Lorsqu’on parle de musique arabe on pense principalement à la musique traditionnelle savante, au maqâm pour les connaisseurs, un système modal dont les sources remontent aux gammes indiennes et grecques de l’antiquité et qui s’exprime à travers des instruments particuliers : l’oud, la darbouka, le ney, le qanûn, le rabâb etc. Pourtant il existe une musique moderne, influencée par les courants occidentaux, qui a beaucoup tourné dans les lecteurs de cassettes/CD et a fait le bonheur de beaucoup de jeunes ! Notre croisière méditerranéenne du rock nous amène donc en Egypte, qui avec le Liban constituaient dans les 60s-70s les deux plaques tournantes de la culture arabe moderne et de la musique en particulier.

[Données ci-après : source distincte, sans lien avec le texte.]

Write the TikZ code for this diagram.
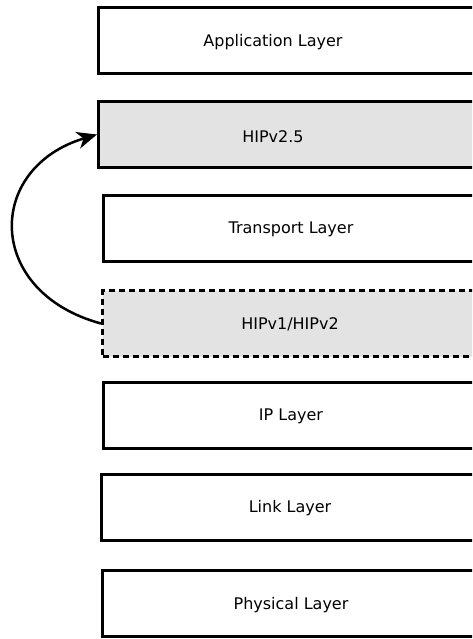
\documentclass[tikz,border=0pt]{standalone}
\usepackage{fontspec}
\setmainfont{DejaVu Sans}
\usetikzlibrary{arrows.meta}
\definecolor{hipgray}{HTML}{E3E3E3}
\tikzset{layer/.style={draw=black, line width=3pt, minimum height=66pt, minimum width=383pt, inner sep=0pt},
         hipbox/.style={layer, fill=hipgray},
         oldbox/.style={hipbox, dash pattern=on 6pt off 4pt},
         layertext/.style={font=\fontsize{16}{19}\selectfont, inner sep=0pt, yshift=-1.5pt},
         swap/.style={draw=black, line width=2.5pt, -{Stealth[length=20pt,width=17pt,inset=6pt]}}}

\begin{document}
\begin{tikzpicture}[x=1pt,y=-1pt]
  \useasboundingbox (0,0) rectangle (472,639);
  \clip (0,0) rectangle (472,639);
  \node[layer]  (app)       at (290,41)    {};
  \node[hipbox] (hipnew)    at (290,134.5) {};
  \node[layer]  (transport) at (295,228)   {};
  \node[oldbox] (hipold)    at (294,323.5) {};
  \node[layer]  (ip)        at (295,415.5) {};
  \node[layer]  (link)      at (293,507)   {};
  \node[layer]  (phys)      at (294,603.5) {};
  \node[layertext] (apptext)       at (273,41)  {Application Layer};
  \node[layertext] (hipnewtext)    at (273,135) {HIPv2.5};
  \node[layertext] (transporttext) at (291,228) {Transport Layer};
  \node[layertext] (hipoldtext)    at (290,323) {HIPv1/HIPv2};
  \node[layertext] (iptext)        at (291,415) {IP Layer};
  \node[layertext] (linktext)      at (290,507) {Link Layer};
  \node[layertext] (physicaltext)  at (291,604) {Physical Layer};
  \draw[swap] (hipold.west) .. controls (-15,292) and (-15,168) .. (hipnew.west);
\end{tikzpicture}
\end{document}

Le groupe Al Massrieen s’est formé à la fin des années 70. Le compositeur et leader du groupe, Hany Shenoda, avait commencé sa carrière dans un groupe de reprises de tubes occidentaux pour touristes, les Petits Chats. Il s’est vite rendu compte de la nécessité de rupture avec la monophonie musicale de son pays, il n’était pas possible que chaque instrument d’un orchestre joue la même chose ! Il fallait créer des lignes de basse, des accords, des harmonies pour chaque instrument et mettre le tout dans la boîte magique de l’orchestration. Et surtout chanter en arabe pour se distinguer de ses homologues américano-européens et parler à la jeunesse égyptienne.
Son idée a porté ses fruits. Al Massrieen était riche ! Pas au niveau pécunier car malgré le succès de leurs concerts et leurs cassettes qui se vendaient comme des délicieux pains chauds, il ne touchaient pas beaucoup de royalties... (En Afrique les maisons de disques n’étaient pas réputées pour leur honnêteté, l’Egypte ne pouvait pas faire exception à cette règle ☹). Ils étaient riches au niveau du son. TRES riches. Il y avait de la pop, du funk, du disco, du rock psyché, du jazz dans leurs chansons. Il y avait des instruments de rock classiques et des instruments traditionnels, des boîtes à rythmes, des synthés et des vocodeurs (les codeurs de voix). Le dénominateur commun était l’arabe, la langue de la voix masculine ou féminine. Et l’envie d’innover, de créer une musique moderne en partant de l’héritage des anciens troubadours.
Trouver aujourd’hui des disques de ce groupe est presque impossible. Leurs albums sont sortis de 1977 à 1988 en cassettes et avec le temps ils ont disparu de la circulation. Il n’existait quasiment pas de compilation de leurs chansons en CD ou en vinyle. Jusqu’en 2017 où Habibi Funk Records, un label de passionnés allemands de musiques arabes a réparé cette injustice en sortant Modern Music ! Une compil avec les titres les plus représentatifs d’Al Massrieen, ce groupe brillant et méconnu qui a rythmé les pas des méditerranéens de l’orient.